Sayer provides a venue for users to get involved in conversations about trending topics by asking questions and sharing their opinions and predictions. Having raised over $1.1M in seed funding, Patrick Davis, founder and CEO of Sayer, opens up to LA TechWatch about putting the “social” back in social again.
Tell us about the product or service.
Sayer is a crowdsourced opinions and predictions platform where people can have their say about topical, thought-provoking questions. Users can also pose their own questions, called “Sooths”, to their friends and the community at large.
How is it different?
There are plenty of polling apps out there, and we have Google and Quora to get recommendations or answers about how to fix something when it breaks. But, there hasn’t been a platform dedicated to sharing our sentiments and predictions about thought-provoking, open-ended questions. Sayer is a new idea that we think will make social media “social” again by facilitating great conversations in a bite-sized format.
What market are you attacking and how big is it?
We’re primarily looking for individuals who are naturally curious about the world. Typically someone who is a topical content consumer, yet also looking for something bigger.. We’ve found that this core demographic has some college under their belt, and can be found working in nearly any profession. (60m+)
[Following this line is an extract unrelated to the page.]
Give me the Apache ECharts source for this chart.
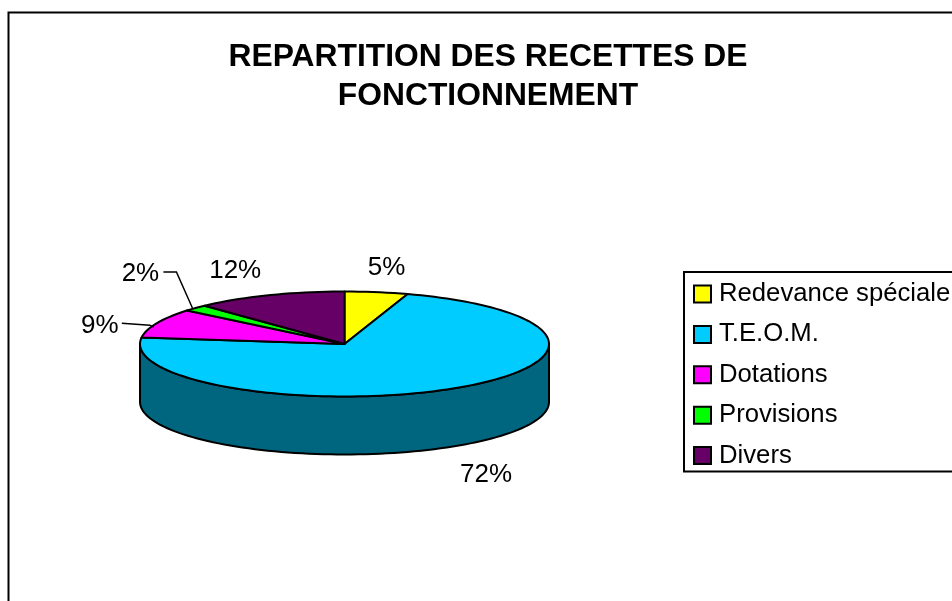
<!DOCTYPE html>
<html>
<head>
<meta charset="utf-8">
<style>
  html, body { margin: 0; padding: 0; background: #fff; overflow: hidden; }
  #chart { width: 952px; height: 601px; }
</style>
<script src="https://cdn.jsdelivr.net/npm/echarts@6/dist/echarts.min.js"></script>
</head>
<body>
<div id="chart"></div>
<script>
const CATEGORIES = ["Redevance spéciale", "T.E.O.M.", "Dotations", "Provisions", "Divers"];
const VALUES = [5, 72, 9, 2, 12];
const COLORS = ["#FFFF00", "#00CCFF", "#FF00FF", "#00FF00", "#660066"];
const WALL_COLORS = ["#808000", "#006680", "#800080", "#008000", "#330033"];

// label placement, relative to the rim point at the middle of each slice
const LABEL_OFFSETS = [[10, -24], [32, 87], [-57, 3], [-55, -34], [-34, -24]];
const LEADERS = [null, null, [[-35, 0], [-7, 2], [-3, 4]], [[-32, -36], [-19, -36], [-3, 0]], null];

const FONT = '"Liberation Sans", Arial, sans-serif';
const CX = 344.5;
const CY = 344;
const RX = 204.5;
const RY = 52.5;
const DEPTH = 58;
const STEP = 2;

const TOTAL = VALUES.reduce((sum, v) => sum + v, 0);

// angles run clockwise from the top of the ellipse, in degrees
function rimPoint(angle, drop = 0) {
  const rad = (angle * Math.PI) / 180;
  return [CX + RX * Math.sin(rad), CY - RY * Math.cos(rad) + drop];
}

function arcPoints(from, to, drop = 0) {
  const points = [];
  for (let a = from; a < to; a += STEP) points.push(rimPoint(a, drop));
  points.push(rimPoint(to, drop));
  return points;
}

function sliceStart(index) {
  let sum = 0;
  for (let i = 0; i < index; i++) sum += VALUES[i];
  return (sum / TOTAL) * 360;
}

function renderSlice(index, value) {
  const start = sliceStart(index);
  const end = start + (value / TOTAL) * 360;
  const children = [];
  const edge = { stroke: "#000", lineWidth: 2, lineJoin: "round" };

  // only the front half of the rim shows a wall
  const wallFrom = Math.max(start, 90);
  const wallTo = Math.min(end, 270);
  if (wallTo > wallFrom) {
    const wall = arcPoints(wallFrom, wallTo).concat(arcPoints(wallFrom, wallTo, DEPTH).reverse());
    children.push({
      type: "polygon",
      shape: { points: wall },
      style: { fill: WALL_COLORS[index], ...edge }
    });
  }

  children.push({
    type: "polygon",
    shape: { points: [[CX, CY]].concat(arcPoints(start, end)) },
    style: { fill: COLORS[index], ...edge }
  });

  const mid = rimPoint((start + end) / 2);
  const offset = LABEL_OFFSETS[index];
  const labelX = mid[0] + offset[0];
  const labelY = mid[1] + offset[1];

  if (LEADERS[index]) {
    children.push({
      type: "polyline",
      shape: { points: LEADERS[index].map((p) => [mid[0] + p[0], mid[1] + p[1]]) },
      style: { fill: null, stroke: "#000", lineWidth: 1.5 }
    });
  }

  children.push({
    type: "text",
    style: {
      text: value + "%",
      x: labelX,
      y: labelY,
      fill: "#000",
      font: "26px " + FONT,
      textAlign: "center",
      textVerticalAlign: "middle"
    }
  });

  return { type: "group", children };
}

const chart = echarts.init(document.getElementById("chart"));

chart.setOption({
  backgroundColor: "#fff",
  animation: false,
  title: {
    text: "REPARTITION DES RECETTES DE\nFONCTIONNEMENT",
    left: 483,
    top: 33,
    textAlign: "center",
    textStyle: {
      fontFamily: FONT,
      fontSize: 31.8,
      fontWeight: "bold",
      color: "#000",
      lineHeight: 39
    }
  },
  legend: {
    orient: "vertical",
    left: 684,
    top: 272,
    padding: [8, 30, 2, 9],
    itemGap: 12.4,
    itemWidth: 17,
    itemHeight: 17,
    icon: "rect",
    selectedMode: false,
    backgroundColor: "#fff",
    borderColor: "#000",
    borderWidth: 2,
    itemStyle: { borderColor: "#000", borderWidth: 2 },
    textStyle: {
      fontFamily: FONT,
      fontSize: 25.7,
      color: "#000",
      lineHeight: 28,
      padding: [0, 0, 0, 3]
    },
    data: CATEGORIES
  },
  graphic: [
    {
      type: "rect",
      silent: true,
      z: -1,
      shape: { x: 8.5, y: 12.5, width: 1100, height: 800 },
      style: { fill: "#fff", stroke: "#000", lineWidth: 2 }
    }
  ],
  series: CATEGORIES.map((name, index) => ({
    type: "custom",
    name,
    coordinateSystem: "none",
    itemStyle: { color: COLORS[index] },
    data: [[VALUES[index]]],
    renderItem: (params, api) => renderSlice(index, api.value(0))
  }))
});
</script>
</body>
</html>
What is the business model?
Eventually, we will monetize curiosity. The obvious sources are from general MAU increases and in-app advertising revenue, yet there’s an awesome B2B benefit. Advertisers and publishers can use statistically significant, quantitative information to shape their overall objectives and forecasting. Need feedback on a new product? Create a sooth. Need feedback on how something performed over the last quarter? Create a sooth. We think that Sayer will be the next big version of consumer shopping engines. Think of it as seller ratings v2.0.
What inspired the business?
In recent years, I’ve found myself getting less and less satisfaction and joy out of social media. Most of my social feeds are usually comprised of narcissistic statements, self-promoting status updates and too many selfies. Social connectivity is earth-shakingly powerful, but I felt like it’s true potential hadn’t yet been realized. I wanted to create a venue for social interaction about big questions, and the world around us. I wanted to create a social network that makes us wiser, happier, more thoughtful, and more engaged in the questions that matter.
What are the milestones that you plan to achieve within six months?
Right now it’s all about product, user acquisition, and retention. We already have a rapidly growing organic userbase, and we are well on our way to meeting our goal of increasing our MAU’s by 3000%.
If you could be put in touch with one investor in the community who would it be and why?
Sequoia Capital or Kleiner Perkins come to mind because of their mobile first portfolios. However, we are always interested in meeting any investor looking for more than just another random social app. We’re challenging assumptions one sooth at a time.
What does being “Made in LA” mean to you and your company?
The tech scene in Los Angeles is booming and we are honored to be a part of it. We find inspiration daily in the startups coming out of Silicon Beach. “Made in LA” to us means innovation, providing solutions that make people’s’ lives more fulfilling and satisfying.
What else can be done to promote early stage entrepreneurship in Los Angeles?
Some of the biggest improvements are already in the works. I live a block from the new Exposition train line, which is going to be a total game-changer connecting “Silicon Beach” with the rest of this amazing city. Also, for me personally the fact that technology isn’t the dominant industry in LA is a major plus. I feel surrounded by inspiring, creative, thoughtful individuals with a totally different perspective than my own. One of the best things LA has going for it is that it hasn’t reached the level of tech saturation as found in other areas.
What’s your favorite after work activity in Los Angeles?
Hitting Rosie’s Dog Beach in Long Beach with my little beast, Ellie.